Being overly conscious of others’ opinions invites doubt and escalates any potential embarrassment for yourself and others. We look back to life events and remember the outliers. Living in a perfect environment is not only impractical, but it robs you of enriching stories that remind you of a life lived and not just passed through.

Sunday, 2 February 2014

Deception by Fact

Contrary to popular belief, facts do not usually point to a single truth. Most of the time they do not even point in the same direction. We favour facts that are aligned to our way of thinking and present them in such a way that they do (confirmation bias).

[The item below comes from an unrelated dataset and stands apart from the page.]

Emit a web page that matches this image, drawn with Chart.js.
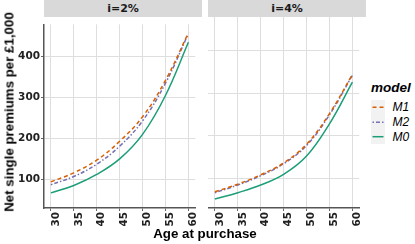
<!DOCTYPE html>
<html>
<head>
<meta charset="utf-8">
<script src="https://cdn.jsdelivr.net/npm/chart.js@4.4.1/dist/chart.umd.min.js"></script>
<style>
  body { margin: 0; background: #fff; width: 415px; height: 244px; position: relative; overflow: hidden;
         font-family: "Liberation Sans", Arial, sans-serif; color: #000; }
  canvas { position: absolute; }
  .strip { position: absolute; top: 0; height: 17px; background: #d9d9d9; color: #1a1a1a;
           font: bold 11px "DejaVu Sans"; text-align: center; line-height: 18px; }
  .title { position: absolute; font-weight: bold; font-size: 13.3px; white-space: nowrap;
           transform: translate(-50%, -50%); }
  .ytitle { transform: translate(-50%, -50%) rotate(-90deg); }
  .leg { position: absolute; white-space: nowrap; transform: translateY(-50%); }
</style>
</head>
<body>
<div class="strip" style="left:44px;width:158px;">i=2%</div>
<div class="strip" style="left:208px;width:158px;">i=4%</div>
<canvas id="p1" width="202" height="213" style="left:0;top:17px;"></canvas>
<canvas id="p2" width="158" height="213" style="left:208px;top:17px;"></canvas>
<div class="title ytitle" style="left:9px;top:112px;">Net single premiums per £1,000</div>
<div class="title" style="left:205px;top:233px;">Age at purchase</div>

<div class="leg" style="left:371px;top:87px;font-weight:bold;font-style:italic;font-size:13.5px;">model</div>
<div style="position:absolute;left:371px;top:100px;width:14px;height:44px;background:#f2f2f2;"></div>
<svg style="position:absolute;left:371px;top:100px;" width="14" height="44">
  <line x1="1.5" y1="7.3" x2="12.5" y2="7.3" stroke="#D95F02" stroke-width="1.5" stroke-dasharray="4,3"/>
  <line x1="1.5" y1="22.3" x2="12.5" y2="22.3" stroke="#7570B3" stroke-width="1.5" stroke-dasharray="1.5,2,4,2"/>
  <line x1="1.5" y1="36.7" x2="12.5" y2="36.7" stroke="#1B9E77" stroke-width="1.5"/>
</svg>
<div class="leg" style="left:392.5px;top:107.3px;font-style:italic;font-size:12px;">M1</div>
<div class="leg" style="left:392.5px;top:122.3px;font-style:italic;font-size:12px;">M2</div>
<div class="leg" style="left:392.5px;top:136.7px;font-style:italic;font-size:12px;">M0</div>

<script>
// ages at purchase
const ages = [30, 35, 40, 45, 50, 55, 60];

// i = 2%
const i2M1 = [94, 116, 147, 193, 253, 342, 458];
const i2M2 = [87, 107, 137, 181, 243, 335, 456];
const i2M0 = [67, 85, 112, 150, 210, 305, 435];

// i = 4%
const i4M1 = [68, 86, 108, 136, 180, 252, 344];
const i4M2 = [66, 84, 106, 134, 177, 249, 342];
const i4M0 = [51, 66, 84, 109, 152, 228, 326];

const xTicks = [30, 35, 40, 45, 50, 55, 60];
const yTicks = [100, 200, 300, 400];

const tickFont = { family: "DejaVu Sans", weight: "bold", size: 10.5 };

function pts(vals) {
  return ages.map((a, k) => ({ x: a, y: vals[k] }));
}

function makeDatasets(m1, m2, m0) {
  return [
    { label: "M1", data: pts(m1), borderColor: "#D95F02", borderDash: [4, 3] },
    { label: "M2", data: pts(m2), borderColor: "#7570B3", borderDash: [1.5, 2, 4, 2] },
    { label: "M0", data: pts(m0), borderColor: "#1B9E77" },
  ];
}

function makePanel(id, datasets, showY) {
  new Chart(document.getElementById(id), {
    type: "line",
    data: { datasets: datasets },
    options: {
      responsive: false,
      animation: false,
      layout: { padding: 0 },
      elements: {
        line: { borderWidth: 1.5, tension: 0.4, fill: false },
        point: { radius: 0 },
      },
      plugins: { legend: { display: false }, tooltip: { enabled: false } },
      scales: {
        x: {
          type: "linear",
          min: 28.5,
          max: 61.5,
          afterBuildTicks: s => { s.ticks = xTicks.map(v => ({ value: v })); },
          afterFit: s => { s.height = 22; },
          ticks: { minRotation: 90, maxRotation: 90, font: tickFont, color: "#222", padding: 1,
                   labelOffset: 5, autoSkip: false },
          grid: { color: "#dedede", lineWidth: 1, tickLength: 3, tickColor: "#666" },
          border: { color: "#555", width: 1.5 },
        },
        y: {
          min: 30,
          max: 479,
          afterBuildTicks: s => { s.ticks = yTicks.map(v => ({ value: v })); },
          afterFit: s => { s.width = showY ? 44 : 0; },
          ticks: { display: showY, font: tickFont, color: "#222", padding: 1 },
          grid: { color: "#dedede", lineWidth: 1, tickLength: 3, tickColor: "#666", drawTicks: showY },
          border: { display: showY, color: "#555", width: 1.5 },
        },
      },
    },
  });
}

makePanel("p1", makeDatasets(i2M1, i2M2, i2M0), true);
makePanel("p2", makeDatasets(i4M1, i4M2, i4M0), false);
</script>
</body>
</html>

We use facts as premises for our hypotheses to prove their validity and to encourage uptake by others. This, however, is an illusion. Most facts are collected after forming an opinion in search of supporting proof. In all cases there is a story that brings them together and ultimately does the convincing as they stand powerless on their own. Consider the following scenario:


  • Bank robber dies in botched bank robber
  • Mother of two dies in bank robbery as innocent bystander in cross fire
  • Bank robber is parent of cancer child

Possible stories:

  1. Desperate parent dies in botched robbery in attempt to get finances for medical treatment for his dying son
  2. Bank robber kills innocent hostage in shootout with police in broad daylight

The idea of an absolute truth requires a complete understanding of all the facts (influences, context, players, history, etc.), an unbiased view as well as black and white values. An idealistic concept at best. This is why we tend to place our faith in the council of many, as they are a representative collective of perspectives. Consider some modern structures:
  • Parliament vs. King
  • A board of directors vs. Owner
  • UN vs. Single country army

In truth our conclusion is a belief based on our biased view of the partial facts we are exposed to. There are of course though different levels of ignorance when it comes to constructing a hypothesis, but we can never claim absolute truth.

Do not be lured into believing in the infallibility of your hypotheses as it will impede your ability to learn from others. We should welcome the opportunity to discover new facts from other people's breadcrumbs. Their bits of knowledge seen through their eyes can open your mind to insights you might have never gained on your own.